Der lange Weg zum Maskenspiel: "Die Glorreichen"

Eine gänzlich ungewohnte Arbeit stellen die Proben von Die Glorreichen für unsere Musical-Studierenden dar – das liegt unter anderem an der Verwendung der traditionellen Commedia-dell'arte-Masken. Daniel Wagner, selbst Studierender im Musical und Darsteller in der Produktion, dokumentiert für unser Blog die Proben bis zur Premiere am 12. Juli. Hier ein erster Einblick!

"Eine Bretterbühne, Zuschauer und ein großer Schauspieler?" - fehlt da nicht noch was? 

Richtig. Denn was wäre die Commedia dell'arte ohne die charakteristischen Masken, die von den Darstellern auf der Bühne getragen werden, je nachdem, welche Figur sie darstellen?

Das Musical Die Glorreichen bedient sich in vielen Szenen der Commedia dell'arte - eine große Herausforderung für Regisseur Frieder Kranz und das Ensemble. Denn auch für die oftmals nur sekundenlangen Commedia-Szenen muss die passende Spieltechnik angewandt werden.

Das Spielen mit Masken ist eine historische und traditionsreiche Schauspieltechnik, die auch ein umfassendes Wissen über die einzelnen Figuren der Commedia dell'arte wie Arlecchino, Dottore oder Colombina beinhaltet.
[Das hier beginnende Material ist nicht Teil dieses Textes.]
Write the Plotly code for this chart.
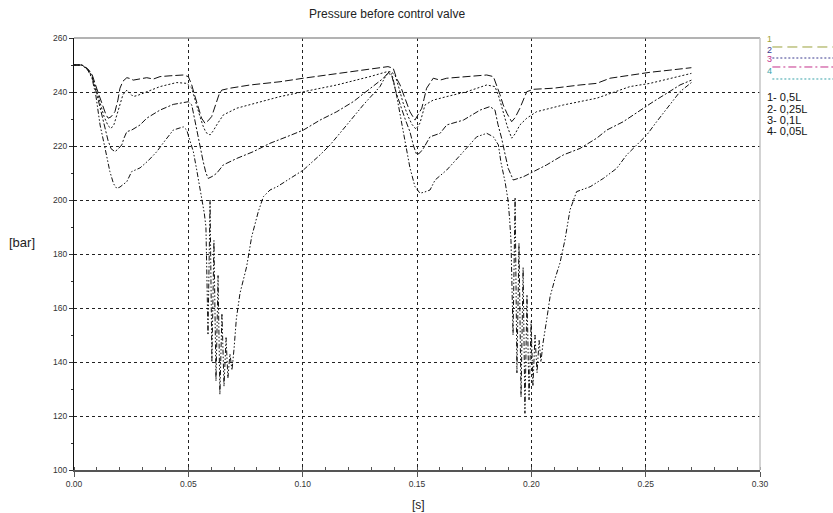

Was einfach aussieht, ist in acht Wochen Probenzeit nur schwer erlernbar und bedarf eigentlich jahrelanger Arbeit. 

Um den richtigen Umgang mit den Masken zu erlernen, trainiert das Ensemble lange und intensiv. Bis zu sechs Stunden werden die Masken täglich ausprobiert, um eine möglichst feinfühlige Interaktion zwischen Schauspieler und Maske zu erlangen. Die Darsteller und das Kreativ-Team bekommen durch die Maskenarbeit viele neue Erkenntnisse über die Spielweise mit dem ungewohnten "Requisit".

 

Die Darsteller tasten sich bereits unmittelbar zum Probenbeginn von Die Glorreichen mit einfachsten Mitteln an die endgültigen, komplexeren Masken heran, die dann auch in der Show verwendet werden: Aus weißem Zeichenpapier und einem Haushaltsgummi werden zunächst neutrale Masken gebastelt. 

Nur ein Stück Papier auf dem Gesicht des Schauspielers also? Weit gefehlt! An diesen neutralen Masken hängt nämlich zunächst auch ein neutraler Körper, für den zunächst einmal ein Bewusstsein geschaffen werden muss: Gangart, Gestik, Bewegungen – alles verändert sich.

Masken, egal welcher Art, verdecken zum größten Teil das Gesicht des Schauspielers und legen dadurch den Fokus auf seinen Körper. Andererseits vergrößern sie jedoch auch die Bewegung rund um das Gesicht. Die Masken werden zur Projektionsfläche für den Zuschauer und beeinflussen die Bedingungen, unter denen der Darsteller auf der Bühne steht. Ein Schauspieler, der eine Maske ohne Mund trägt, darf beispielsweise nicht sprechen. Der Darsteller wird ganz und gar zum „neutralen Objekt“, erst die Maske haucht ihm Leben ein. 

Der wichtigste Grundsatz für die sieben Mitglieder des Ensembles ist: „Die Maske lernt alles neu.“ Wie ein Kleinkind erfährt sie auf dem Gesicht der jeweiligen Person die Umwelt um sich herum völlig neu und ist dabei Ursprung jeder Bewegung und jeder Aktion auf der Bühne.

Der Darsteller muss der Maske folgen und soll sich von ihr führen lassen, anstatt sich Szenarien und Bewegungen bereits vorher zu überlegen.

Hat er die passende Körperlichkeit und Bewegungsqualität seiner Figur gefunden, darf allmählich Atem, Stimme und letztlich Sprache verwendet werden. Erst im fortgeschrittenen Stadium kommen die Darsteller zum Spiel mit den figurenspezifischen Masken. Auch hier gehen alle Bewegungen von der Maske aus, werden jedoch der jeweiligen Figur angepasst.

Wer nun glaubt, die Commedia dell'arte wäre eine veraltete Schauspieltechnik, irrt sich! Sieht man sich Slapstick-Komödien unserer Tage wie Mr. Bean oder auch Cartoons wie Roadrunner an, wird man feststellen, dass auch hier Prinzipien aus dem Maskenspiel angewendet werden. Sie scheinen zwar auf den ersten Blick in Vergessenheit geraten zu sein, tatsächlich stellen sie jedoch eine unsichtbare Grundlage für heutige Komödien dar.